Multi-Component Fusion Temporal Networks to Predict Vehicle Exhaust Based on Remote Monitoring Data

Vehicle exhaust prediction is of great importance for exhaust emissions control and public environment protection, and very challenging because it is influenced by various complex factors, including multi-component temporal dependencies (closeness, period, trend) and external factors, e.g., meteorological data and workday information. To address these issues, we propose a novel deep-learning-based framework, called multi-component fusion temporal networks (MCFT-Net), to collectively forecast emission concentration of carbon monoxide (CO).
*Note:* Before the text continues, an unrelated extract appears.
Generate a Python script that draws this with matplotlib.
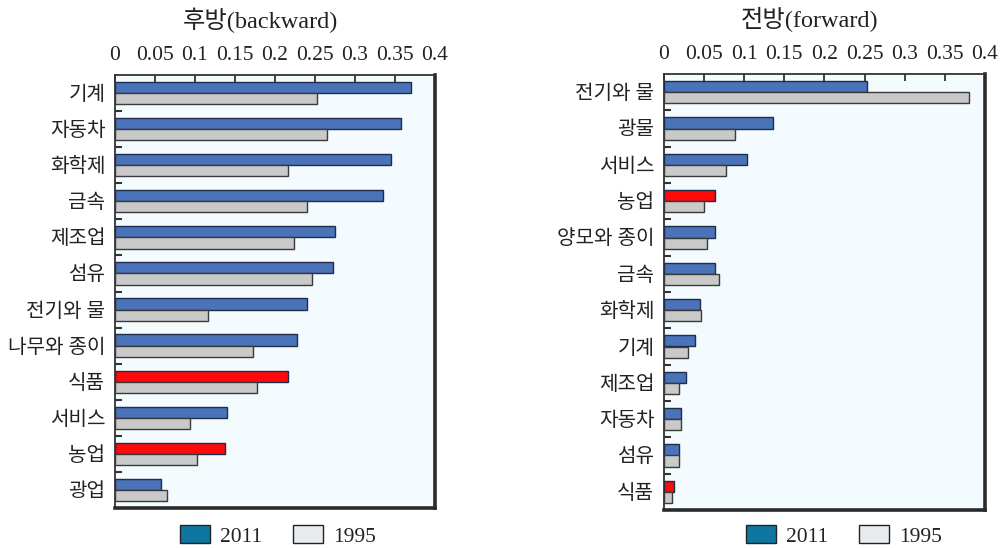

The proposed MCFT-Net consists of three parts, 1) a one-dimensional Convolution Neural Networks (1D-CNNs) module to capture temporal dependencies of vehicle emissions by merging closeness, period, and trend time sequences; 2) an artificial neural network (ANN) module to capture features of external factors, such as wind direction, weekday and weekend; and 3) a cascade fusion component to merge the temporal patterns, which are derived from temporal dependencies processed by multiple 1D-CNNs, and then assigned different weights according to an attention mechanism after fusion. The output of the attention operation is further combined with external features through sum and average operations to predict the final emission concentration. We evaluate the proposed MCFT-Net using two real-world vehicle exhaust datasets, ExhaustBMS and ExhaustHMS, which were collected from Beijing monitoring station (BMS) and Hefei monitoring station (HMS). The results demonstrate that our MCFT-Net outperforms 8 baseline methods, such as ARIMA, RNN, GRU, BiLSTM.